Source data:
-- start --

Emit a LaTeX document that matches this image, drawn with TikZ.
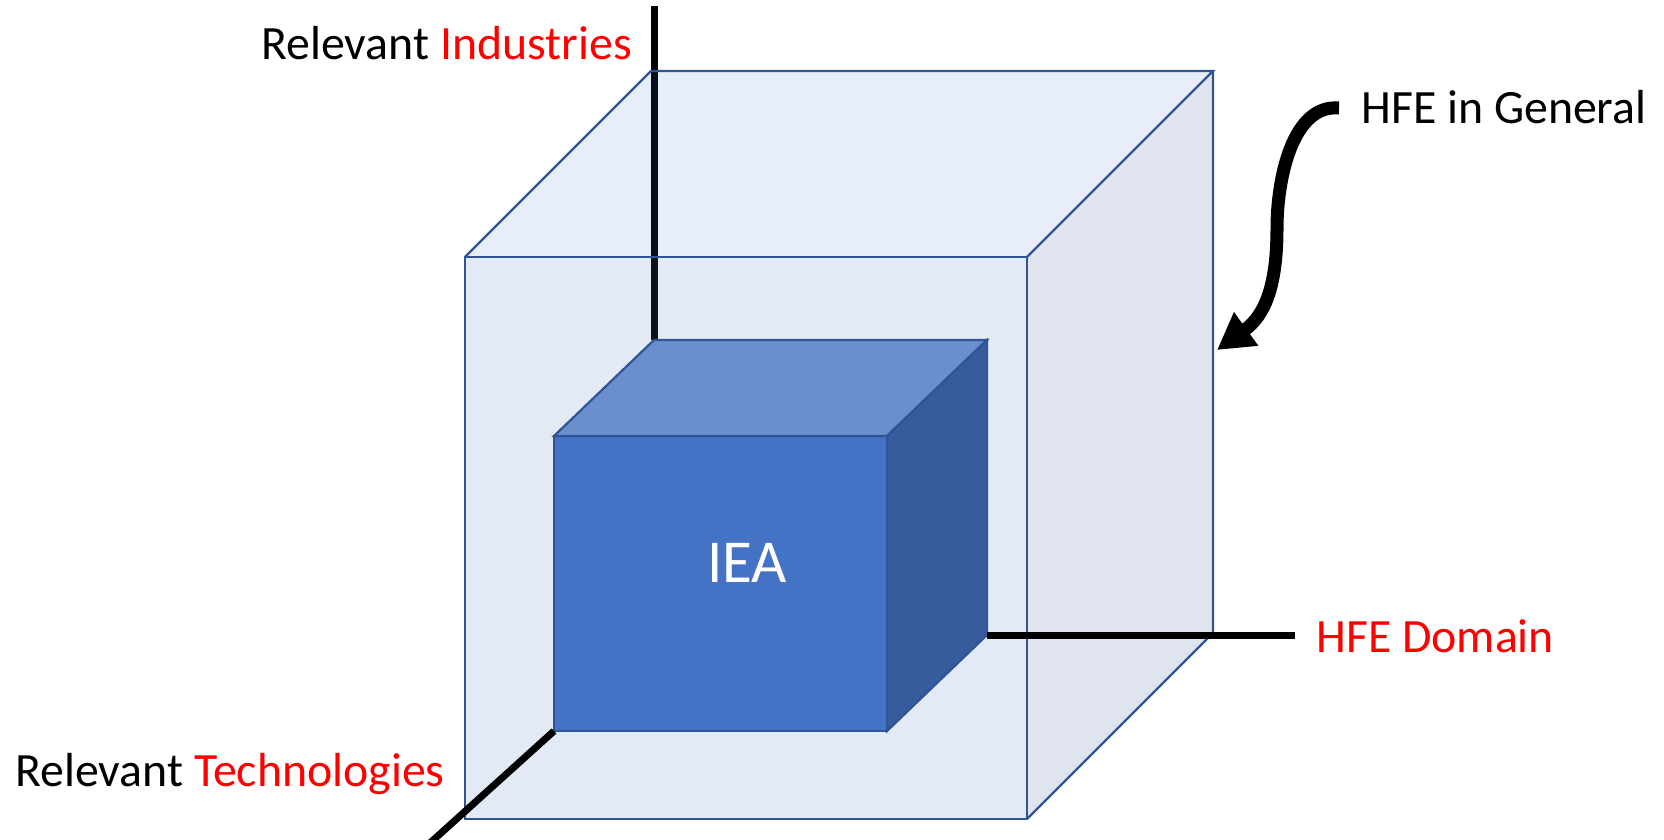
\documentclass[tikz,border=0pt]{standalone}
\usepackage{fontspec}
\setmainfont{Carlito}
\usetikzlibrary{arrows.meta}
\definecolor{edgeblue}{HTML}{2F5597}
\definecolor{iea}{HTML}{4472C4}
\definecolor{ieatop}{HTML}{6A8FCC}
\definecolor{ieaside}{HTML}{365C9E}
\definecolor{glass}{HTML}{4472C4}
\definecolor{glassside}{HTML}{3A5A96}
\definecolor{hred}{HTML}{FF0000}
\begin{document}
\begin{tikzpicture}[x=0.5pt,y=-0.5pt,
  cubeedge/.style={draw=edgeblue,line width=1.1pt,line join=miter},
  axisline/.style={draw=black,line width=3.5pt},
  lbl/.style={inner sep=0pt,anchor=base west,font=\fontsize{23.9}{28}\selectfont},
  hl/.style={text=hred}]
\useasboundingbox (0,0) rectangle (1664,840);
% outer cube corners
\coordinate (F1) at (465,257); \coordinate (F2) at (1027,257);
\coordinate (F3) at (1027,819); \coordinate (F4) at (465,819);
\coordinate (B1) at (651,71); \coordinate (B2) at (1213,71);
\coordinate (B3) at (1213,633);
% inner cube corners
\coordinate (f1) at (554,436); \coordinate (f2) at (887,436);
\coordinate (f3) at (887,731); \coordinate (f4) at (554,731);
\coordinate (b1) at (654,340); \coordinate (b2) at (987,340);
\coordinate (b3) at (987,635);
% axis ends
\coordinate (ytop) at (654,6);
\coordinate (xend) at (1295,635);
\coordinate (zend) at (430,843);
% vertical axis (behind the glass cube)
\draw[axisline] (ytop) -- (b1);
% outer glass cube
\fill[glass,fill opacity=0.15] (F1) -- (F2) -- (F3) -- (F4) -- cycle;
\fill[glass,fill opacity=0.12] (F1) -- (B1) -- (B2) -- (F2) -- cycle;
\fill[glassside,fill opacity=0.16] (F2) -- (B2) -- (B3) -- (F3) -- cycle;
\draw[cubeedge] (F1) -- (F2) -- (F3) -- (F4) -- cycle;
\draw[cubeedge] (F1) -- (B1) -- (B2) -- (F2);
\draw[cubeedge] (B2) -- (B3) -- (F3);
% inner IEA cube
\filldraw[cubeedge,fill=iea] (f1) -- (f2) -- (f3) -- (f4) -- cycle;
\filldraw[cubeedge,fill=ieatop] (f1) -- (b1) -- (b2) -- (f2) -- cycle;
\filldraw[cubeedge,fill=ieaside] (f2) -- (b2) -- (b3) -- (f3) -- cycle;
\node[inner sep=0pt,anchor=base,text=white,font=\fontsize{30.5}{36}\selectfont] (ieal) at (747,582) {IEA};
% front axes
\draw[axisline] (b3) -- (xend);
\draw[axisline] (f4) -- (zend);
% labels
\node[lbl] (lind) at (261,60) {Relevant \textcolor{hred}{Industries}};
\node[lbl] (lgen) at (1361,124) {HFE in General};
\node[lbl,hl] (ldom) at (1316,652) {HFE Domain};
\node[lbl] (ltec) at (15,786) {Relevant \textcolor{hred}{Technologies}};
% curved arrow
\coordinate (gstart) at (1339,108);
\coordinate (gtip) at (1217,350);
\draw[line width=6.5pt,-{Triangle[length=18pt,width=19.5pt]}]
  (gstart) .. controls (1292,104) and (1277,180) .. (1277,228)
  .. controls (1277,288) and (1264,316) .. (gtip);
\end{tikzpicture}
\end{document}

-- end --
-- start --

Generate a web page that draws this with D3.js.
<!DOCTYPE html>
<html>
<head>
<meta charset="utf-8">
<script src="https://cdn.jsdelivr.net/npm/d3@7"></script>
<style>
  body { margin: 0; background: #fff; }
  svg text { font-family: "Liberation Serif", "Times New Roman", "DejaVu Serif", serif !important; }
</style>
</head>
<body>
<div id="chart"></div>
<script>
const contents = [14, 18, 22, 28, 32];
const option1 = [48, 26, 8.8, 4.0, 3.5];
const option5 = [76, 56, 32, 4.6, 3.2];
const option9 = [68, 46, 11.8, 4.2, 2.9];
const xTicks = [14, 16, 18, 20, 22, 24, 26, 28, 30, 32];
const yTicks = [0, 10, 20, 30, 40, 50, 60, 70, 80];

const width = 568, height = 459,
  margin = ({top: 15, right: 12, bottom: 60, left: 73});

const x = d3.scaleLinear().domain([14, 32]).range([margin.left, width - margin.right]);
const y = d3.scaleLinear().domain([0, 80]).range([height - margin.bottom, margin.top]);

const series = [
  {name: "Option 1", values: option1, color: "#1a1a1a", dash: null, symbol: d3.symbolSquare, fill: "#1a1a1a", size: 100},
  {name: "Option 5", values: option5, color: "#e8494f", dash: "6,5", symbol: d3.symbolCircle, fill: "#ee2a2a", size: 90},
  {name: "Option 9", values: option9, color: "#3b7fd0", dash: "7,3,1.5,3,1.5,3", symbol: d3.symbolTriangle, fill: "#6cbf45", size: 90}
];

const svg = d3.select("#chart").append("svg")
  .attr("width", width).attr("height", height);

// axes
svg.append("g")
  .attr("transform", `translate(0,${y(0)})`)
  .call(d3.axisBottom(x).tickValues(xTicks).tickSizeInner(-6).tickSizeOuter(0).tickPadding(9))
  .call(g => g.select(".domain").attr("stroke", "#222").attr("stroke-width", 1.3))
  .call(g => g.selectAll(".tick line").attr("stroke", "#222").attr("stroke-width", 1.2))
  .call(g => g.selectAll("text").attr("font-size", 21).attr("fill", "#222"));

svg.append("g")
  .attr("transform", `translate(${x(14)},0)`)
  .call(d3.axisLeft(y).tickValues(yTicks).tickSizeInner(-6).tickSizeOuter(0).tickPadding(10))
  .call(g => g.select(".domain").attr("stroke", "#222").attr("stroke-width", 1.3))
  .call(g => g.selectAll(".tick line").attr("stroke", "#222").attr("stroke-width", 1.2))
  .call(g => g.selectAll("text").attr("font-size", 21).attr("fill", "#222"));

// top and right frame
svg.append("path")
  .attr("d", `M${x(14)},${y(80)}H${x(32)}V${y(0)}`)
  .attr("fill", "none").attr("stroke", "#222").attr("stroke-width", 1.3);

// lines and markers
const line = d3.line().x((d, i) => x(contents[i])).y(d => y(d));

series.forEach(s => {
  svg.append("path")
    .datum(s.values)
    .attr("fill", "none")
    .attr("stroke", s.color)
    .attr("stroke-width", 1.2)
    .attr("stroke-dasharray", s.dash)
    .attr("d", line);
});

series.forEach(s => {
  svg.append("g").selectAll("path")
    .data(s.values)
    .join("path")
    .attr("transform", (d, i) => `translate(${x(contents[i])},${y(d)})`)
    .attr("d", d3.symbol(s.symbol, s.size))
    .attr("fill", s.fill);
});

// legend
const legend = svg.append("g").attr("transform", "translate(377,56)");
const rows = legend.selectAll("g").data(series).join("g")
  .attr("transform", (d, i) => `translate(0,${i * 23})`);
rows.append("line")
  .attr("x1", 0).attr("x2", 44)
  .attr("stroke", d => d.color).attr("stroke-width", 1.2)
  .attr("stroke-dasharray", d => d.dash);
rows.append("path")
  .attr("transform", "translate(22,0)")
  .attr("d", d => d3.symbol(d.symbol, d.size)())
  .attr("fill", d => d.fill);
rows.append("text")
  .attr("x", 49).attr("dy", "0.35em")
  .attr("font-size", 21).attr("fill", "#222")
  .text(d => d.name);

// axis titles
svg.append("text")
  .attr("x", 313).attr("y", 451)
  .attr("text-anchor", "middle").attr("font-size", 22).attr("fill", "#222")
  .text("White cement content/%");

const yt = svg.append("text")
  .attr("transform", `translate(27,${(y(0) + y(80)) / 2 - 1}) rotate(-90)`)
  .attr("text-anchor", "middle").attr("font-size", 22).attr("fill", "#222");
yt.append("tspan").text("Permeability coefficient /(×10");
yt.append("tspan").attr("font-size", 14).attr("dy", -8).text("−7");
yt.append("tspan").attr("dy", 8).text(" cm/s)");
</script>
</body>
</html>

-- end --

Each line that has the word "with" should be copied.

Emit a LaTeX document that matches this image, drawn with TikZ.
Generate a web page that draws this with D3.js.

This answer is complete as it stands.